Journal of Clinical and Translational Science (Apr 2024)
451 Identification of candidate sudden arrhythmic death -causing variants in a spontaneous animal model
Abstract
OBJECTIVES/GOALS: 1. Identify candidate AN-SAD-causing variants. 2. Estimate the variant effect size of and genotypic relative risk for arrhythmias and AN-SAD. METHODS/STUDY POPULATION: We performed whole genome sequencing (WGS) on 59 Thoroughbred AN-SAD cases and 58 controls. WGS was mapped and variants identified using a modified version of the Genome Analysis Toolkit best practices. Variants will be selected based on case-control analysis using SnpSift and presence in candidate genes.
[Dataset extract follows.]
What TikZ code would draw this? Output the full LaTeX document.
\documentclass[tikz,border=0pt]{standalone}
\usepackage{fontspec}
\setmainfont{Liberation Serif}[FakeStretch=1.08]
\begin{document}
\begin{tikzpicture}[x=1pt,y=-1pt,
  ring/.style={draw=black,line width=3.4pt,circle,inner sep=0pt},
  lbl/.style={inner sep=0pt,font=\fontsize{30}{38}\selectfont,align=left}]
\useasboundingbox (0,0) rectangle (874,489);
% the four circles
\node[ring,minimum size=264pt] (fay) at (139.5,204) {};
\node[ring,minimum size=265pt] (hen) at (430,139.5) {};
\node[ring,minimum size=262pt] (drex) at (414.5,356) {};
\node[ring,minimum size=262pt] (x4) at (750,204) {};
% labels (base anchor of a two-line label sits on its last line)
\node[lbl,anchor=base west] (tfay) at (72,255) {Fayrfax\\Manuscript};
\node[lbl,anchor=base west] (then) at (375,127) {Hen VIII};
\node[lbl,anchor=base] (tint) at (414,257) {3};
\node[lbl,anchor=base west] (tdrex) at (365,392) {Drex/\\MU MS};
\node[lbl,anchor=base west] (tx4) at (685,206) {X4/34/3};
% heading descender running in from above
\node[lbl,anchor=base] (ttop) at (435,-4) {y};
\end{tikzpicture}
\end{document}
The top 400 candidate AN-SAD-causing variants will be selected based on being common in cases and rare or absent in controls, and uncommon (allele frequency less than 10%) in a catalog of genetic variation for the horse. The 400 variants will be genotyped in our cohort of 1,200 racehorses to determine variant effect size and genotypic relative risk. RESULTS/ANTICIPATED RESULTS: 17,182,003 variants were identified. 230 variants had significantly different allele frequencies (AF) between cases and controls (SnpSift). 723 high and 4,824 moderate impact variants were identified in 1,072 candidate genes. 3,681 variants were present at an AF 10% in the equine variant catalog. Variant effect prediction is ongoing to select the final 400 variants. Cardiac phenotyping (cardiac auscultation and ECG before, during, and after exercise) was performed on 790 racehorses and we will have 1,200 racehorses with cardiac phenotypes and/or AN-SAD. We will genotype the top 400 candidate AN-SAD-causing variants in these 1,200 horses to identify variants of large effect size. DISCUSSION/SIGNIFICANCE: Identification of candidate AN-SAD variants in a spontaneous animal model can facilitate interpretation of candidate variants in humans and horses. This project will provide further support for the racehorse AN-SAD model and will support future work exploring the genetic and environmental risk factors contributing to AN-SAD in this animal model.